The non-New Mutants parts of this (which follow up events in Uncanny and will have consequences there - we'll see in the next year or so it how the two titles sort of becomes a bimonthly title under two names) are fairly talky but intriguing. Kitty has a new friend, a local boy called Douglas Ramsey. We've heard of him before - he's the software expert to Kitty's hardware geek. Kitty is recklessly using his contacts to hack into Hellfire Club computer systems, bringing down random remote systems, and getting leads about possible collusion with the government.
That would be Project: Wideawake, then, to which Val Cooper (just introduced in #176) is being brought on to. They're testing a new type of Sentinel, but it goes wrong and has to be destroyed. Five million dollars worth of equipment gone. (Seriously, only five million dollars? That's less than an F-16!)
All this hacking (WarGames was released last year, 2600 would be launched in 1984, so Claremont is riding a zeitgeist here) is making Kitty run late for her meeting with the Professor. Both him and the New Mutants call her on her ridiculous petty feud with them (something we've not really seen any evidence for, after she rejoined the main team). She takes the point, and agrees to patch up things and help Amara. The little Kitten is growing up.

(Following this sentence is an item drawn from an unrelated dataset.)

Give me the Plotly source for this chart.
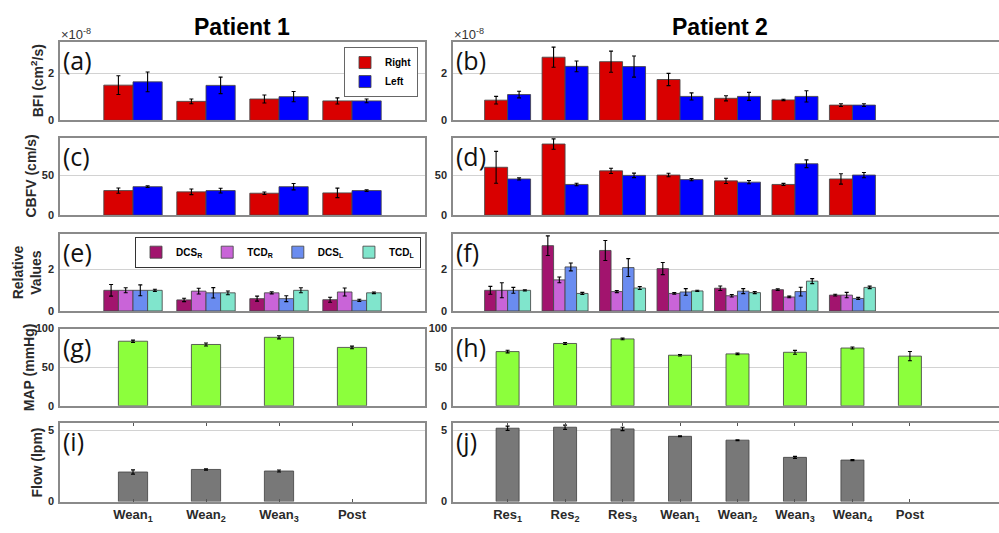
import plotly.graph_objects as go

W, H = 999, 533

# ---------------- data ----------------
p1_cats = ["Wean<sub>1</sub>", "Wean<sub>2</sub>", "Wean<sub>3</sub>", "Post"]
p2_cats = ["Res<sub>1</sub>", "Res<sub>2</sub>", "Res<sub>3</sub>", "Wean<sub>1</sub>",
           "Wean<sub>2</sub>", "Wean<sub>3</sub>", "Wean<sub>4</sub>", "Post"]

# BFI (x1e-8 cm^2/s)
p1_bfi_right = [1.50, 0.81, 0.91, 0.83]
p1_bfi_right_err = [0.40, 0.10, 0.17, 0.13]
p1_bfi_left = [1.64, 1.49, 1.01, 0.83]
p1_bfi_left_err = [0.42, 0.35, 0.22, 0.08]
p2_bfi_right = [0.86, 2.69, 2.50, 1.74, 0.94, 0.87, 0.65]
p2_bfi_right_err = [0.16, 0.43, 0.45, 0.26, 0.11, 0.03, 0.06]
p2_bfi_left = [1.10, 2.30, 2.29, 1.02, 1.02, 1.02, 0.65]
p2_bfi_left_err = [0.14, 0.23, 0.45, 0.15, 0.17, 0.24, 0.06]

# CBFV (cm/s)
p1_cbfv_right = [30.9, 29.3, 27.6, 28.0]
p1_cbfv_right_err = [3.3, 3.5, 1.6, 6.0]
p1_cbfv_left = [35.8, 30.9, 35.8, 30.9]
p1_cbfv_left_err = [1.0, 3.0, 4.0, 1.0]
p2_cbfv_right = [60.2, 89.4, 55.7, 50.4, 43.1, 38.6, 45.5]
p2_cbfv_right_err = [20.0, 6.5, 3.3, 2.2, 3.3, 1.4, 6.5]
p2_cbfv_left = [45.5, 38.6, 50.0, 44.7, 41.5, 64.6, 50.4]
p2_cbfv_left_err = [1.4, 1.6, 2.8, 1.4, 2.0, 4.9, 3.3]

# Relative values
p1_dcs_r = [0.99, 0.53, 0.59, 0.54]
p1_dcs_r_err = [0.28, 0.08, 0.12, 0.12]
p1_tcd_r = [0.99, 0.95, 0.87, 0.91]
p1_tcd_r_err = [0.12, 0.14, 0.05, 0.19]
p1_dcs_l = [0.99, 0.87, 0.59, 0.51]
p1_dcs_l_err = [0.26, 0.25, 0.14, 0.05]
p1_tcd_l = [0.99, 0.87, 0.99, 0.87]
p1_tcd_l_err = [0.05, 0.09, 0.12, 0.04]
p2_dcs_r = [0.99, 3.13, 2.90, 2.03, 1.09, 1.02, 0.76]
p2_dcs_r_err = [0.19, 0.47, 0.48, 0.29, 0.11, 0.04, 0.04]
p2_tcd_r = [0.99, 1.49, 0.93, 0.84, 0.73, 0.67, 0.76]
p2_tcd_r_err = [0.36, 0.14, 0.05, 0.04, 0.06, 0.04, 0.13]
p2_dcs_l = [0.99, 2.11, 2.08, 0.91, 0.95, 0.93, 0.60]
p2_dcs_l_err = [0.14, 0.19, 0.43, 0.16, 0.12, 0.21, 0.05]
p2_tcd_l = [0.99, 0.84, 1.10, 0.96, 0.88, 1.43, 1.13]
p2_tcd_l_err = [0.03, 0.05, 0.07, 0.03, 0.05, 0.12, 0.06]

# MAP (mmHg)
p1_map = [83.6, 79.4, 88.7, 75.6]
p1_map_err = [1.5, 2.0, 2.0, 1.7]
p2_map = [70.2, 80.7, 86.6, 65.5, 67.2, 69.3, 74.8, 64.3]
p2_map_err = [1.7, 1.3, 1.0, 1.0, 1.0, 2.5, 1.3, 6.0]

# Flow (lpm)
p1_flow = [2.08, 2.26, 2.15, None]
p1_flow_err = [0.15, 0.05, 0.07, 0]
p2_flow = [5.16, 5.23, 5.11, 4.59, 4.32, 3.11, 2.92, None]
p2_flow_err = [0.15, 0.15, 0.12, 0.03, 0.03, 0.07, 0.04, 0]

# -------------- styling ---------------
C_RED = "#D90000"
C_BLUE = "#0000FF"
C_DCSR = "#A2146E"
C_TCDR = "#C964D8"
C_DCSL = "#6A8CF0"
C_TCDL = "#80E5CC"
C_GREEN = "#8CFF3C"
C_GRAY = "#787878"
EDGE = "rgba(70,70,70,0.85)"
FONT = "Liberation Sans"

fig = go.Figure()

def ax_id(r, c):
    k = r * 2 + c + 1
    return ("x" if k == 1 else f"x{k}"), ("y" if k == 1 else f"y{k}")

def add_bar(r, c, cats, vals, errs, color, name=None, legend=None, width=None):
    xa, ya = ax_id(r, c)
    kw = {}
    if width is not None:
        kw["width"] = width
    fig.add_trace(go.Bar(
        x=cats[:len(vals)], y=vals, xaxis=xa, yaxis=ya,
        marker=dict(color=color, line=dict(color=EDGE, width=1)),
        error_y=dict(type="data", array=errs, color="black", thickness=1.1, width=2),
        name=name or "", showlegend=legend is not None,
        legend=legend or "legend", **kw))

# row 0: BFI
add_bar(0, 0, p1_cats, p1_bfi_right, p1_bfi_right_err, C_RED, "Right", "legend")
add_bar(0, 0, p1_cats, p1_bfi_left, p1_bfi_left_err, C_BLUE, "Left", "legend")
add_bar(0, 1, p2_cats, p2_bfi_right, p2_bfi_right_err, C_RED)
add_bar(0, 1, p2_cats, p2_bfi_left, p2_bfi_left_err, C_BLUE)
# row 1: CBFV
add_bar(1, 0, p1_cats, p1_cbfv_right, p1_cbfv_right_err, C_RED)
add_bar(1, 0, p1_cats, p1_cbfv_left, p1_cbfv_left_err, C_BLUE)
add_bar(1, 1, p2_cats, p2_cbfv_right, p2_cbfv_right_err, C_RED)
add_bar(1, 1, p2_cats, p2_cbfv_left, p2_cbfv_left_err, C_BLUE)
# row 2: relative
add_bar(2, 0, p1_cats, p1_dcs_r, p1_dcs_r_err, C_DCSR, "DCS<sub>R</sub>", "legend2")
add_bar(2, 0, p1_cats, p1_tcd_r, p1_tcd_r_err, C_TCDR, "TCD<sub>R</sub>", "legend2")
add_bar(2, 0, p1_cats, p1_dcs_l, p1_dcs_l_err, C_DCSL, "DCS<sub>L</sub>", "legend2")
add_bar(2, 0, p1_cats, p1_tcd_l, p1_tcd_l_err, C_TCDL, "TCD<sub>L</sub>", "legend2")
add_bar(2, 1, p2_cats, p2_dcs_r, p2_dcs_r_err, C_DCSR)
add_bar(2, 1, p2_cats, p2_tcd_r, p2_tcd_r_err, C_TCDR)
add_bar(2, 1, p2_cats, p2_dcs_l, p2_dcs_l_err, C_DCSL)
add_bar(2, 1, p2_cats, p2_tcd_l, p2_tcd_l_err, C_TCDL)
# row 3: MAP
add_bar(3, 0, p1_cats, p1_map, p1_map_err, C_GREEN, width=0.4)
add_bar(3, 1, p2_cats, p2_map, p2_map_err, C_GREEN, width=0.4)
# row 4: Flow
add_bar(4, 0, p1_cats, p1_flow, p1_flow_err, C_GRAY, width=0.4)
add_bar(4, 1, p2_cats, p2_flow, p2_flow_err, C_GRAY, width=0.4)

# -------------- layout ----------------
rows_px = [(37, 117), (135, 214), (233, 312), (330, 409), (427, 507)]
cols_px = [(60, 425), (453, 999)]
y_ranges = [[0, 3.33], [0, 97], [0, 3.7], [0, 100], [0, 5.5]]
y_ticks = [[0, 2], [0, 50], [0, 2], [0, 50, 100], [0, 5]]
x_ranges = [[-1, 4], [-0.95, 8.55]]
cat_lists = [p1_cats, p2_cats]

layout = {}
for r in range(5):
    for c in range(2):
        k = r * 2 + c + 1
        xk = "xaxis" if k == 1 else f"xaxis{k}"
        yk = "yaxis" if k == 1 else f"yaxis{k}"
        xa, ya = ax_id(r, c)
        bottom = (r == 4)
        layout[xk] = dict(
            domain=[cols_px[c][0] / W, cols_px[c][1] / W],
            anchor=ya, type="category",
            categoryorder="array", categoryarray=cat_lists[c],
            range=x_ranges[c], showgrid=False, zeroline=False,
            showline=True, linecolor="#8a8a8a", linewidth=1.5,
            mirror="ticks" if bottom else True,
            ticks="inside" if bottom else "", ticklen=3, tickcolor="#555",
            showticklabels=bottom,
            tickfont=dict(family=FONT, size=13, color="#2a2a2a", weight="bold"),
            fixedrange=True)
        layout[yk] = dict(
            domain=[1 - rows_px[r][1] / H, 1 - rows_px[r][0] / H],
            anchor=xa, range=y_ranges[r], tickvals=y_ticks[r],
            showgrid=True, gridcolor="#d2d2d2", gridwidth=1, zeroline=False,
            showline=True, linecolor="#8a8a8a", linewidth=1.5,
            mirror=(c == 0), ticks="",
            tickfont=dict(family=FONT, size=11, color="#2a2a2a", weight="bold"),
            ticklabelstandoff=2, fixedrange=True)

ann = []
labels = ["(a)", "(b)", "(c)", "(d)", "(e)", "(f)", "(g)", "(h)", "(i)", "(j)"]
for r in range(5):
    for c in range(2):
        k = r * 2 + c + 1
        ann.append(dict(text=labels[k - 1], xref="paper", yref="paper",
                        x=(cols_px[c][0] + 1) / W, y=1 - (rows_px[r][0] - 1) / H,
                        xanchor="left", yanchor="top", showarrow=False,
                        font=dict(family="Open Sans", size=25, color="#111")))

ytitles = ["BFI (cm<sup>2</sup>/s)", "CBFV (cm/s)", "Relative<br>Values", "MAP (mmHg)", "Flow (lpm)"]
ytitle_x = [37, 31, 27, 29, 37]
for r in range(5):
    ann.append(dict(text=ytitles[r], xref="paper", yref="paper",
                    x=ytitle_x[r] / W, y=1 - (rows_px[r][0] + rows_px[r][1]) / 2 / H,
                    xanchor="center", yanchor="middle", textangle=-90, showarrow=False,
                    font=dict(family=FONT, size=14, color="#2a2a2a", weight="bold")))

ann.append(dict(text="Patient 1", xref="paper", yref="paper", x=242 / W, y=1 - 21 / H,
                xanchor="center", yanchor="middle", showarrow=False,
                font=dict(family=FONT, size=23, color="black", weight="bold")))
ann.append(dict(text="Patient 2", xref="paper", yref="paper", x=720 / W, y=1 - 21 / H,
                xanchor="center", yanchor="middle", showarrow=False,
                font=dict(family=FONT, size=23, color="black", weight="bold")))
for cx in (59, 452):
    ann.append(dict(text="×10<sup>-8</sup>", xref="paper", yref="paper", x=cx / W, y=1 - 29 / H,
                    xanchor="left", yanchor="middle", showarrow=False,
                    font=dict(family=FONT, size=13, color="#333")))

fig.update_layout(
    width=W, height=H, margin=dict(l=0, r=0, t=0, b=0),
    paper_bgcolor="white", plot_bgcolor="white",
    barmode="group", bargap=0.2, bargroupgap=0,
    annotations=ann,
    legend=dict(x=418 / W, xanchor="right", y=1 - 42 / H, yanchor="top",
                bgcolor="white", bordercolor="#666", borderwidth=1,
                font=dict(family=FONT, size=10, color="black", weight="bold"),
                itemwidth=30, tracegroupgap=0, traceorder="normal"),
    legend2=dict(orientation="h", x=421 / W, xanchor="right", y=1 - 236 / H, yanchor="top",
                 bgcolor="white", bordercolor="#333", borderwidth=1,
                 font=dict(family=FONT, size=10, color="black", weight="bold"),
                 itemwidth=30, traceorder="normal"),
    **layout)

fig.write_html("out.html")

The next day, it's Amara's first session in the Danger Room. She's got a new codename: "Magma", and a uniform. She's unhappy about the Professor casually mentioning that he is going to be telepathically monitoring her, and runs off, but this time without causing any minivolcanoes or earthquakes, which is progress of a kind.
The conflict between her and Xavier is somewhat vacuously resolved by her eavesdropping a conversation between Lilandra and Xavier. She decides to stay - she doesn't want to have any more incidents like almost destroying Rio. So we've taken an entire issue to put her more or less in the same position that she was at the end of #12.